Well, it killed an afternoon…

Unfortunately, that’s all it did. I now remember why I don’t tell my grandmother anything… she flips like nothing else. I made the fatal mistake of mentioning I was thinking about taking up guitar lessons… you’d think I asked her to hand over a kidney and a thousand dollars the way she flew off the handle. She got all paranoid and such about me not being able to read braille if I took lessons, and all that… meanwhile, I haven’t touched anything in braille that wasn’t absolutely critical in at least 5 years–everything I need, from bills to newspapers in most cases, I find online anyway. Though that’s admitedly necessitated by the fact virtually no one sends bills in braille anyway, so if I plan to pay to use, say, my cell, I’d best be with a company that offers an online bill. Fortunately most companies nowadays do, or should, so that isn’t an issue. Though for the second entry in a row I’ve gone and gotten off track again.
Anyway.

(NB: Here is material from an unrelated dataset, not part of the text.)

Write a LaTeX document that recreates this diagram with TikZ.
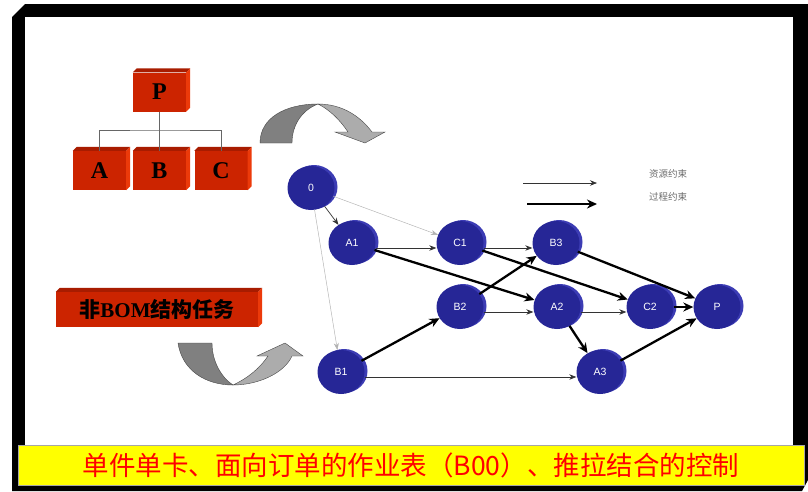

So she threw a fit about that, and everyone there–which consisted of the 3 of us (see my last entry)–pretty much told her she was looped. Yeah, okay, so I’ll probably end up with calouses on one hand. That’s why I was born with two… I’ve read one-handed before, I can do it again. But, my dear old grandmother bless her heart likes to think she knows what she’s talking about, and half the time the information she’s got is about 30 years out of date, not that it would apply to me anyway. Of course the other half I swear she’s just being senile, but that’s neither here nor there. Anyway, so the afternoon served only to remind me why it is she knows as little about my life, as stellar as it is, as humanly possible. If only because I’m not downplaying whatever the hell she decides to exagerate to the point of complete and utter nonsense about my absolutely stellar life. That’s supposed to be my job. At least I can make it believeable. Sorta.